Un’altra caratteristica di una gestione “macro” responsabile è il contenimento delle pressioni inflazionistiche attraverso politiche monetarie adeguate. La storia dimostra l’importanza dell’indipendenza della banca centrale, in quanto i governi possono essere tentati di inclinare la bilancia delle politiche quando devono affrontare le elezioni. L’Argentina e la Turchia falliscono su questo parametro. Al contrario, l’Asia settentrionale ha una credibilità duramente guadagnata nella lotta all’inflazione. Messico, Filippine e Indonesia sono rispettabili anche in questa categoria.

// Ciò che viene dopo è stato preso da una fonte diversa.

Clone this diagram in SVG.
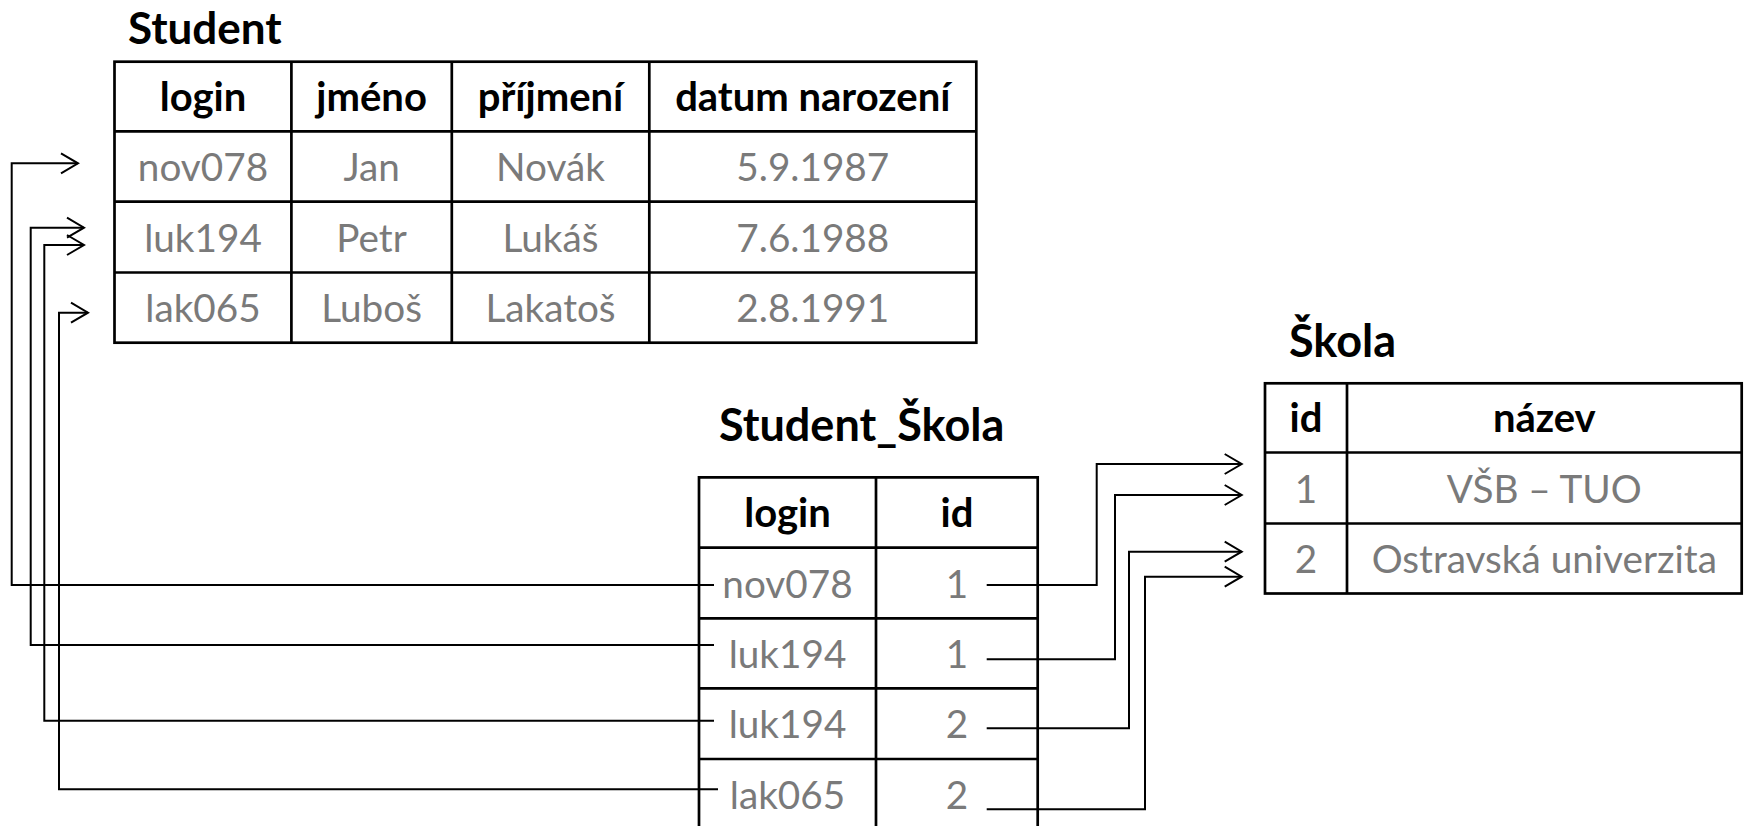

Geopolitica: La fine di un’epoca

L’era della globalizzazione si è conclusa e l’economia globale si sta dirigendo verso un futuro multipolare, governato più da considerazioni geopolitiche e di politica industriale che da pure dinamiche di mercato. L’esempio più eloquente è quello della fine delle prospettive di collaborazione con la Cina, e potenzialmente di indurla a delle riforme.  Di conseguenza, per il gigante asiatico sarà più difficile fare il salto dal reddito medio a quello alto, poiché perderà l’accesso alle tecnologie occidentali più avanzate, soprattutto nel settore dei semiconduttori. In molti casi, i responsabili politici degli EM dovranno decidere in quale sfera commerciale intendono operare. Alcuni dovranno trovare il modo di mitigare la rottura delle relazioni esistenti. Sebbene la sostituzione di un’architettura commerciale globale con diverse architetture regionali rappresenti un passo indietro in termini di efficienza, i benefici non mancheranno. Vietnam, India, Indonesia e Messico sembrano tutti ben posizionati per capitalizzare l’allontanamento dalla dipendenza dalla Cina.

Riassumendo

Sulla base dei principali indicatori macroeconomici, che a loro volta riflettono le politiche e le priorità dei governi, Vietnam, Taiwan e India si collocano al di sopra dei loro omologhi EM. Menzioni d’onore vanno a Messico, Thailandia, Corea del Sud e Cile. La Turchia e il Sudafrica ottengono un punteggio sfavorevole. Nonostante l’abbondanza materiale, il Brasile e l’Argentina continuano ad affrontare sfide autonome. Per ovvie ragioni, la Russia non viene tenuta in considerazione. Forse l’aspetto più importante, viste le sue dimensioni all’interno del benchmark EM, è che i molti aspetti positivi della Cina sono sempre più negati da un deterioramento della posizione fiscale, che si scontra con un notevole eccesso di debito, un indebolimento del potenziale di produttività e preoccupanti sfide di governance, che privilegiano il servizio nazionale rispetto alla massimizzazione del valore per gli azionisti.